Lídia Yusupova nasceu em Grozny, na Tchetchénia, numa família de etnia russa. Começou por estudar literatura russa mas acabou por se licenciar em direito na Universidade Tchetchena de Grozny, a formação que se transformou na sua arma de eleição contra a arbitrariedade e a violência.

O seu trabalho na Memorial já lhe valeu duas distinções internacionais. Ao fim de três anos à frente da delegação de Grozny da Memorial, em 2004, Yusupova recebeu o prestigiado prémio Martin Ennals para defensores dos Direitos Humanos. E em 2005 conqusitou o prémio Thorolf Rafto de Direitos Humanos – que é considerado uma antecâmara do Nobel (quatro laureados ganharam previamente o Rafto). O prémio Martin Ennals tem o nome do primeiro secretário-geral da Amnesty International e é atribuído por um conjunto de dez ONG de defesa dos direitos humanos, entre as quais a mesma Amnesty International, a Human Rights Watch, a International Commission of Jurists e a World Organisation Against Torture.

A delegação da Memorial que Yusupova dirigia então era um pequeno escritório com apenas seis pessoas, onde muitas das vítimas de abusos dos militares ou das milícias tinham medo de bater à porta com receio de represálias das autoridades – o escritório chegou mesmo a ser atacado pelo exército –, o que obrigava Yusupova a deslocar-se pessoalmente aos locais dos crimes para recolher informações e instar as testemunhas a prestar declarações.

O prémio foi atribuído por unanimidade e o presidente do júri, no anúncio feito, onde sublinhou “os incansáveis esforços [de Yusupova] numa situação de guerra e de extremo perigo, onde as mulheres correm riscos acrescidos de violência”, considerou-a “uma das mulheres mais corajosas da Europa”.

O esforço da Memorial e a coragem de Yusupova eram (e são) tanto mais de sublinhar quanto o governo russo não se poupou a esforços para subtrair a guerra da Tchetchénia ao escrutínio internacional, proibindo o trabalho de organizações internacionais e impedindo as deslocações de observadores e jornalistas.

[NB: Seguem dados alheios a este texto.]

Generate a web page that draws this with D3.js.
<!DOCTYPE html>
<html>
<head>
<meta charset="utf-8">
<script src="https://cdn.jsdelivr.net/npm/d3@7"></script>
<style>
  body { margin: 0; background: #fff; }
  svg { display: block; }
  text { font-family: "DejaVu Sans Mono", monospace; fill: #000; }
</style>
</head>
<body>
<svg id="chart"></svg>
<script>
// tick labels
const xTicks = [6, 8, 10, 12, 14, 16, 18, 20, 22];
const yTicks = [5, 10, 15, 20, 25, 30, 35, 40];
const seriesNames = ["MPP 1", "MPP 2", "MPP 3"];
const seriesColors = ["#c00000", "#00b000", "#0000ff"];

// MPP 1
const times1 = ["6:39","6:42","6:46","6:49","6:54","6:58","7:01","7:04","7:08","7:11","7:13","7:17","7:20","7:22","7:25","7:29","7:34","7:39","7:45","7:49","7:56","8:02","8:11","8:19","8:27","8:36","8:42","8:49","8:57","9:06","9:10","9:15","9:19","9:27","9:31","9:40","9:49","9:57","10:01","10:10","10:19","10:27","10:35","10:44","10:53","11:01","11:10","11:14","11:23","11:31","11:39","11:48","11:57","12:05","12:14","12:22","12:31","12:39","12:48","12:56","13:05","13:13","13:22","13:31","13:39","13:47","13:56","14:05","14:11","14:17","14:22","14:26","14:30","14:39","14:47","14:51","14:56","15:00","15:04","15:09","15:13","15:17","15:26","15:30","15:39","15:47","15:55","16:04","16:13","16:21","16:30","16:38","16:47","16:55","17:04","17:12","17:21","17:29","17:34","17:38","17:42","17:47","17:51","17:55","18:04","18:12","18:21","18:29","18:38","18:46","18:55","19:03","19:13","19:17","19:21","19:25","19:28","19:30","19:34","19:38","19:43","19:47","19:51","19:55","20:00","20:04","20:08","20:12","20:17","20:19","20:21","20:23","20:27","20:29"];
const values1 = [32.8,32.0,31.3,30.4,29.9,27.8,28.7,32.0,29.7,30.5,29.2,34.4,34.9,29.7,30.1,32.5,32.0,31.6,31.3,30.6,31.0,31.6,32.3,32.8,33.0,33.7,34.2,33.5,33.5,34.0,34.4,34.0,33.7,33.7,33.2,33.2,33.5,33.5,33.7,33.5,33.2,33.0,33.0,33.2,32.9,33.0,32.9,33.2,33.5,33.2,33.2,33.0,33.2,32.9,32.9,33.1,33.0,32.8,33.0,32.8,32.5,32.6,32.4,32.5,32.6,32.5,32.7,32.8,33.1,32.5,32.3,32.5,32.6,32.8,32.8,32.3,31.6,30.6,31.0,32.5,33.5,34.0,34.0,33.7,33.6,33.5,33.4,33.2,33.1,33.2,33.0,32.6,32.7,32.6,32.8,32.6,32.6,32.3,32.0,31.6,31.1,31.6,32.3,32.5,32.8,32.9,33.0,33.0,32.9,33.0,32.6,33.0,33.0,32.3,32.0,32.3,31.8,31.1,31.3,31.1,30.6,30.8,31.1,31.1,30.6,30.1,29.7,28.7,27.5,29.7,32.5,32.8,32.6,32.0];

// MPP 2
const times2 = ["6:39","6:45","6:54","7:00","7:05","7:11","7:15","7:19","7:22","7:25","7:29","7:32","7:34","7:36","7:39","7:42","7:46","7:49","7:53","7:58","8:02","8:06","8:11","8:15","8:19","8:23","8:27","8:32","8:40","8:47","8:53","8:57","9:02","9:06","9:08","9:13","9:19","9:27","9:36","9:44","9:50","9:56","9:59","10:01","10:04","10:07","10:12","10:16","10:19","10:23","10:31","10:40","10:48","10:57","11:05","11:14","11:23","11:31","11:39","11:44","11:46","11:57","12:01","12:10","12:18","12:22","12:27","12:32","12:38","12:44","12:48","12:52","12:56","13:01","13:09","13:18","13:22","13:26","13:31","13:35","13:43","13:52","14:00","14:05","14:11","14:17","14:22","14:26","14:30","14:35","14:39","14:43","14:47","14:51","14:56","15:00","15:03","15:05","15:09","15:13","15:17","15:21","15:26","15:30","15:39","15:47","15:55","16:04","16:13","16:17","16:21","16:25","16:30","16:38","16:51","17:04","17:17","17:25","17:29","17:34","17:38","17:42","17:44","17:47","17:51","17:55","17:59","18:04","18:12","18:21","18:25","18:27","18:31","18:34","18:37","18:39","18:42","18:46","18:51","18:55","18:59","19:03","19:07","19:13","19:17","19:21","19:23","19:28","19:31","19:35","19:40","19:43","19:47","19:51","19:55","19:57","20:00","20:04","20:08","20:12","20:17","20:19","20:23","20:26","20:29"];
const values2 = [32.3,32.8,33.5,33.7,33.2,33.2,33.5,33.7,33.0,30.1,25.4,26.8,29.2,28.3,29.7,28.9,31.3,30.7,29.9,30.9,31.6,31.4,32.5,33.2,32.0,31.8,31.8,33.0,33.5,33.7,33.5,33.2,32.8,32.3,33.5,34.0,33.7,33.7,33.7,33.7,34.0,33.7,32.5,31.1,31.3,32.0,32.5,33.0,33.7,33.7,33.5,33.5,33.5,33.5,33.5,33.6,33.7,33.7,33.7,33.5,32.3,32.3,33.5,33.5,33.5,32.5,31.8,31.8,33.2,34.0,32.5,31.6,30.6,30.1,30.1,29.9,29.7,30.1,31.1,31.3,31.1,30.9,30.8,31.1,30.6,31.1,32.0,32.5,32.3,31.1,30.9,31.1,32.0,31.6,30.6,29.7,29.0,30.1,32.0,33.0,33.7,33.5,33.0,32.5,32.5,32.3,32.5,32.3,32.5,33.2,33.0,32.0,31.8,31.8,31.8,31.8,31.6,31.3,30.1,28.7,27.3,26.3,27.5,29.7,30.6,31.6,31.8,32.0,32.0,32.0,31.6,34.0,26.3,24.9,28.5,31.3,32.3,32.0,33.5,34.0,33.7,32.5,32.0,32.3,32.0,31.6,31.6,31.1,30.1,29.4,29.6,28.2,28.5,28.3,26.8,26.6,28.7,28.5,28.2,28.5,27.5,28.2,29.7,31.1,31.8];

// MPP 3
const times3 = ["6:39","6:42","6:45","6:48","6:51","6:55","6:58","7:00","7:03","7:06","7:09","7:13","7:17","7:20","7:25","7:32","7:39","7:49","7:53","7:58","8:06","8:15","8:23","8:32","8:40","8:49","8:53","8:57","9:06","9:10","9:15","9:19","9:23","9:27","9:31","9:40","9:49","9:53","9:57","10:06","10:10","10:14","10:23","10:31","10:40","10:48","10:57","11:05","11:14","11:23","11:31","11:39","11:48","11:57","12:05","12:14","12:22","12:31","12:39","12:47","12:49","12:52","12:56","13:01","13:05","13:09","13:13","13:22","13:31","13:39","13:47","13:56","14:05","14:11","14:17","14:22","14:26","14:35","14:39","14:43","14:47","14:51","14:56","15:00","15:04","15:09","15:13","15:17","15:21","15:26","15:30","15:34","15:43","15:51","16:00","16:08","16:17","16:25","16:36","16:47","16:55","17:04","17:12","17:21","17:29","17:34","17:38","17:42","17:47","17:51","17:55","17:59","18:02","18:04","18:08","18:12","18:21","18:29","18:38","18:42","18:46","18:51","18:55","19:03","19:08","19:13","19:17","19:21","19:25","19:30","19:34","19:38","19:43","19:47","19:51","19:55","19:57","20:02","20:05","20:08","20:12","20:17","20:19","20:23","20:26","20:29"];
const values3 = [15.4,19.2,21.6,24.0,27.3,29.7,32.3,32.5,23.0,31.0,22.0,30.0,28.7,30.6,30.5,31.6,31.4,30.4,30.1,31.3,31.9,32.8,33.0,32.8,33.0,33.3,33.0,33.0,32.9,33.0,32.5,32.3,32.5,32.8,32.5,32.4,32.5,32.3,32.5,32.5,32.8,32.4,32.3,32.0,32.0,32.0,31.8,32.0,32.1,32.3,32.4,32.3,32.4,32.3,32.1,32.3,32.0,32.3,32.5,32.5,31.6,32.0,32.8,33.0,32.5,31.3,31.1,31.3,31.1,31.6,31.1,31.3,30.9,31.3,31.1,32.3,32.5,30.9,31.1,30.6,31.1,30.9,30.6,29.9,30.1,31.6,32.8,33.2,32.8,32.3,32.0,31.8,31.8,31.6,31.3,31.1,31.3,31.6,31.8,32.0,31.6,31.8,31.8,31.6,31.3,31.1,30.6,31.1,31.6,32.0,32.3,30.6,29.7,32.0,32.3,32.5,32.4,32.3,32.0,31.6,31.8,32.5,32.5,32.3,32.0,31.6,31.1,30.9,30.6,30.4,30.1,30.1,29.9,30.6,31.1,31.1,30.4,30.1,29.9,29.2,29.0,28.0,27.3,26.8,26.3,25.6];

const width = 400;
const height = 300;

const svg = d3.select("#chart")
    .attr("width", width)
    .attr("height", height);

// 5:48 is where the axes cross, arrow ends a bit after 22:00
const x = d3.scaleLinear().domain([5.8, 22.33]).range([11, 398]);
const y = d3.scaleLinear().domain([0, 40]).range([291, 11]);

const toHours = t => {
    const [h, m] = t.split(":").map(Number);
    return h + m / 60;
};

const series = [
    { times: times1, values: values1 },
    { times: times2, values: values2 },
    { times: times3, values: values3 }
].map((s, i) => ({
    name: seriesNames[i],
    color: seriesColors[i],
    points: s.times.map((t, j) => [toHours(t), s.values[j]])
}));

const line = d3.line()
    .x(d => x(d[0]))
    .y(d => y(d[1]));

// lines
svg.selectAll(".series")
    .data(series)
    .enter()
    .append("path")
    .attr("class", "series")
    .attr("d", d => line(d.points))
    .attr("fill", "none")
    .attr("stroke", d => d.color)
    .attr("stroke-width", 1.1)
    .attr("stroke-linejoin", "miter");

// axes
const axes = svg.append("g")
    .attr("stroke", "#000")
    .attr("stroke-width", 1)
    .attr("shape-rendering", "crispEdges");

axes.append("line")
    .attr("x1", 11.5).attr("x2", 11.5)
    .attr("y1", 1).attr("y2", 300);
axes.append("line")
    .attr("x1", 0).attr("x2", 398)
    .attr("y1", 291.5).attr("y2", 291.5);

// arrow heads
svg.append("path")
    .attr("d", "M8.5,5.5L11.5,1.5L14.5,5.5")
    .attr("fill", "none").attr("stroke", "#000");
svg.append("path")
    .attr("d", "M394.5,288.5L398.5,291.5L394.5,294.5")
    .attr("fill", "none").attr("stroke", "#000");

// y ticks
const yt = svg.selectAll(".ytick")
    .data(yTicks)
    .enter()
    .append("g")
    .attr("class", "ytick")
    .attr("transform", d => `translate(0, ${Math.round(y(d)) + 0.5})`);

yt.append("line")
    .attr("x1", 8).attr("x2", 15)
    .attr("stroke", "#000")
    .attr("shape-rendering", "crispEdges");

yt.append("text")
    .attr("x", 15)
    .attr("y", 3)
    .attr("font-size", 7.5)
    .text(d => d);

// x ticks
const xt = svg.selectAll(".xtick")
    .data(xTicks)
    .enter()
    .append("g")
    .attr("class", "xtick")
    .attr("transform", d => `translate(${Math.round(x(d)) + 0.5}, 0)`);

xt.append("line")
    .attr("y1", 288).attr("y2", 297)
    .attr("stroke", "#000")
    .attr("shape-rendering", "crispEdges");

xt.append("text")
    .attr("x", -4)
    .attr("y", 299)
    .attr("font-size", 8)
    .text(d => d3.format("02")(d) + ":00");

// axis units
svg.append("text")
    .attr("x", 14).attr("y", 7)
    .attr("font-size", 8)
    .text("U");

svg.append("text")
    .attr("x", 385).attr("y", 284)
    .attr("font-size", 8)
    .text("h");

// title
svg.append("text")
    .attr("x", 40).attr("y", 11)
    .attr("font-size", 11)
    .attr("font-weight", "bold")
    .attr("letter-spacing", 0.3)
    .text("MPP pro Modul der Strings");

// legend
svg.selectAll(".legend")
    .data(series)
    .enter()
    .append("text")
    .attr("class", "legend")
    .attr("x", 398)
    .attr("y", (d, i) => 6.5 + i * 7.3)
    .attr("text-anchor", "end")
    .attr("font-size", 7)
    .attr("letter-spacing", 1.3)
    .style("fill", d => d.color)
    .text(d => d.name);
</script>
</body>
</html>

Hoje, a guerra da Tchetchénia – que Putin, astutamente, fez incluir na guerra global “contra o terrorismo”, apanhando a boleia de George W. Bush – acabou. O fim oficial da “operação contra-terrorista na Tchetchénia, que teve início em 1999, foi declarado há precisamente dez dias. Mas a situação está longe de estar pacificada. Há muitas feridas por sarar, milhares de mortes e desaparecimentos por esclarecer. “Todas as famílias tchetchenas estão traumatizadas” dizia Yusupova num depoimento citado pela Amnesty International. “Muitas famílias perderam dois ou três membros”.

Mas hoje são as “forças de segurança” do governo tchetcheno pró-russo, liderado pelo ditador Ramzan Kadyrov – “um homem cujos críticos são difíceis de encontrar”, diz o Los Angeles Times, “porque têm o hábito de desaparecer” -, que continuam a recorrer à tortura, às violações, às prisões arbitrárias, às execuções extra-judiciais, ao fogo posto a casas de oposicionistas. As violações, porém, ocorrem “numa menor escala”, segundo a Human Rights Watch.

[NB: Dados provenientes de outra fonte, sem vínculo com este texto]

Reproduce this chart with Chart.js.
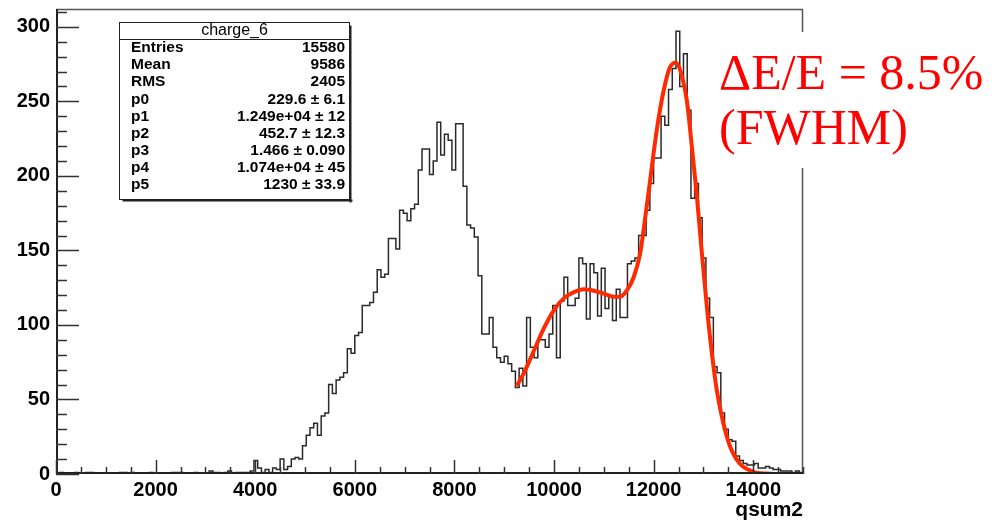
<!DOCTYPE html>
<html>
<head>
<meta charset="utf-8">
<script src="https://cdn.jsdelivr.net/npm/chart.js@4.4.1/dist/chart.umd.min.js"></script>
<style>
html,body{margin:0;padding:0;background:#fff;}
#wrap{width:999px;height:522px;position:relative;}
</style>
</head>
<body>
<div id="wrap"><canvas id="c" width="999" height="522"></canvas></div>
<script>
// ---- data ----
const xMin = 0, xMax = 15000;
const counts = [
0,1,0,0,0,1,0,0,1,1,
0,0,0,0,0,0,0,1,1,0,
1,0,0,0,0,1,0,0,0,0,
0,1,1,1,0,0,0,1,0,0,
0,2,1,1,0,1,2,0,1,1,
1,1,2,9,4,1,3,1,4,3,
10,3,5,10,11,10,19,26,31,34,
26,39,41,60,54,63,65,68,84,81,
93,95,113,113,115,122,137,132,134,158,
158,151,177,175,170,178,181,204,218,218,
201,210,236,214,228,224,204,235,235,193,
167,165,159,133,94,94,105,85,78,75,
79,74,69,58,71,59,105,85,78,90,
90,85,94,113,78,116,132,113,113,118,
145,141,104,141,135,106,138,111,119,103,
124,105,105,141,143,145,160,160,177,195,
212,212,240,234,258,272,297,260,282,244,
185,195,172,145,118,105,72,68,41,30,
23,22,12,9,7,6,6,7,4,4,
5,4,3,3,2,2,2,1,2,1
];
const fitX = [9250,9400,9600,9800,10000,10200,10400,10600,10800,11000,11200,11330,11460,11600,11730,11800,11930,12060,12200,12330,12450,12560,12670,12770,12870,12970,13070,13170,13270,13400,13530,13730,14000,14270,14400];
const fitY = [59,68,83,98,110,118,122,124,123,121,119,119,123,132,148,164,197,230,257,273,276,268,250,219,186,148,112,81,56,34,19,7,1.5,0.3,0.2];
const xTicks = [0,2000,4000,6000,8000,10000,12000,14000];
const yTicks = [0,50,100,150,200,250,300];
const yMax = 312;
const histName = "charge_6";
const statLabels = ["Entries","Mean","RMS","p0","p1","p2","p3","p4","p5"];
const statValues = ["15580","9586","2405","229.6 \u00b1 6.1","1.249e+04 \u00b1 12","452.7 \u00b1 12.3","1.466 \u00b1 0.090","1.074e+04 \u00b1 45","1230 \u00b1 33.9"];
const xTitle = "qsum2";
const noteLines = ["\u0394E/E = 8.5%","(FWHM)"];

// ---- build datasets ----
const bw = (xMax - xMin) / counts.length;
const histPts = counts.map((c,i)=>({x: xMin + i*bw, y: c}));
histPts.push({x: xMax, y: counts[counts.length-1]});
const fitPts = fitX.map((x,i)=>({x: x, y: fitY[i]}));

const deco = {
  id: 'deco',
  afterDraw(chart) {
    const ctx = chart.ctx, a = chart.chartArea;
    const xs = chart.scales.x, ys = chart.scales.y;
    ctx.save();
    // frame
    ctx.strokeStyle = '#555'; ctx.lineWidth = 1.5;
    ctx.beginPath();
    ctx.moveTo(a.left, a.top + 0.5); ctx.lineTo(a.right, a.top + 0.5);
    ctx.moveTo(a.right - 0.5, a.top); ctx.lineTo(a.right - 0.5, a.bottom);
    ctx.stroke();
    ctx.strokeStyle = '#222'; ctx.lineWidth = 2;
    ctx.beginPath();
    ctx.moveTo(a.left + 1, a.top); ctx.lineTo(a.left + 1, a.bottom);
    ctx.moveTo(a.left, a.bottom - 1); ctx.lineTo(a.right, a.bottom - 1);
    ctx.stroke();
    // ticks (inside)
    ctx.lineWidth = 1.5; ctx.strokeStyle = '#333';
    ctx.beginPath();
    for (let v = 0; v <= yMax; v += 10) {
      const y = Math.round(ys.getPixelForValue(v)) + 0.5;
      const len = (v % 50 === 0) ? 23 : 11;
      ctx.moveTo(a.left, y); ctx.lineTo(a.left + len, y);
    }
    for (let v = xMin; v <= xMax; v += 500) {
      const x = Math.round(xs.getPixelForValue(v)) + 0.5;
      const len = (v % 2000 === 0) ? 14 : 7;
      ctx.moveTo(x, a.bottom); ctx.lineTo(x, a.bottom - len);
    }
    ctx.stroke();
    // x title
    ctx.fillStyle = '#000';
    ctx.font = 'bold 21px "Liberation Sans", Arial, sans-serif';
    ctx.textAlign = 'right'; ctx.textBaseline = 'alphabetic';
    ctx.fillText(xTitle, a.right, 516);
    // stats box
    const bx = 119.5, by = 22.5, bW = 230, bH = 177;
    ctx.fillStyle = '#fff';
    ctx.fillRect(bx, by, bW, bH);
    ctx.fillStyle = '#222';
    ctx.fillRect(bx + bW, by + 3, 2, bH);
    ctx.fillRect(bx + 3, by + bH, bW, 2);
    ctx.strokeStyle = '#222'; ctx.lineWidth = 1;
    ctx.strokeRect(bx, by, bW, bH);
    ctx.beginPath(); ctx.moveTo(bx, 39.5); ctx.lineTo(bx + bW, 39.5); ctx.stroke();
    ctx.fillStyle = '#000';
    ctx.font = '16px "Liberation Sans", Arial, sans-serif';
    ctx.textAlign = 'center'; ctx.textBaseline = 'middle';
    ctx.fillText(histName, bx + bW/2, 31);
    ctx.font = 'bold 15.5px "Liberation Sans", Arial, sans-serif';
    statLabels.forEach((l,i)=>{
      const y = 48 + i*17.1;
      ctx.textAlign = 'left'; ctx.fillText(l, 131, y);
      ctx.textAlign = 'right'; ctx.fillText(statValues[i], 345, y);
    });
    // note
    ctx.fillStyle = '#fff';
    ctx.fillRect(708, 32, 291, 136);
    ctx.fillStyle = '#ff0000';
    ctx.font = '50px "Liberation Serif", "DejaVu Serif", serif';
    ctx.textAlign = 'left'; ctx.textBaseline = 'alphabetic';
    ctx.fillText(noteLines[0], 719, 89);
    ctx.fillText(noteLines[1], 719, 144);
    ctx.restore();
  }
};

new Chart(document.getElementById('c'), {
  type: 'line',
  data: {
    datasets: [
      { data: histPts, stepped: true, borderColor: '#2a2a2a', borderWidth: 1.5, pointRadius: 0, fill: false, order: 2 },
      { data: fitPts, borderColor: '#ff2a00', borderWidth: 4, pointRadius: 0, fill: false, cubicInterpolationMode: 'monotone', order: 1 }
    ]
  },
  options: {
    responsive: false, animation: false, devicePixelRatio: 1,
    layout: { padding: { left: 0, right: 196, top: 9, bottom: 0 } },
    plugins: { legend: { display: false }, tooltip: { enabled: false }, title: { display: false } },
    scales: {
      x: {
        type: 'linear', min: xMin, max: xMax,
        grid: { display: false }, border: { display: false },
        afterBuildTicks: s => { s.ticks = xTicks.map(v=>({value:v})); },
        afterFit: s => { s.height = 48; s.paddingLeft = 0; s.paddingRight = 0; },
        ticks: { padding: -4, maxRotation: 0, autoSkip: false, color: '#000', callback: v => String(v), font: { family: '"Liberation Sans", Arial, sans-serif', size: 20, weight: 'bold' } }
      },
      y: {
        type: 'linear', min: 0, max: yMax,
        grid: { display: false }, border: { display: false },
        afterBuildTicks: s => { s.ticks = yTicks.map(v=>({value:v})); },
        afterFit: s => { s.width = 56; s.paddingTop = 0; s.paddingBottom = 0; },
        ticks: { padding: -2, autoSkip: false, color: '#000', callback: v => String(v), font: { family: '"Liberation Sans", Arial, sans-serif', size: 20, weight: 'bold' } }
      }
    }
  },
  plugins: [deco]
});
</script>
</body>
</html>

As ONG humanitárias exigem que, agora que a situação oficial de guerra acabou na Tchetchénia, que os criminosos sejam levados à justiça e que as condenações do Tribunal Europeu dos Direitos Humanos sejam postas em prática. Mas ninguém parece alimentar esperanças sobre a questão, principalmente quando isso corresponderia a enfrentar Putin – o que ninguém na Europa parece querer. Seja como for, o papel de Lídia Yusupova continua a ser hoje tão fundamental como no passado.

E, quem sabe, se a Comissão Nobel norueguesa esquecer o peso de Putin e tiver a pequena coragem de pisar uns calos para pôr os direitos humanos à frente do gás natural, pode ser que reconheça este ano a grande coragem de Yusupova.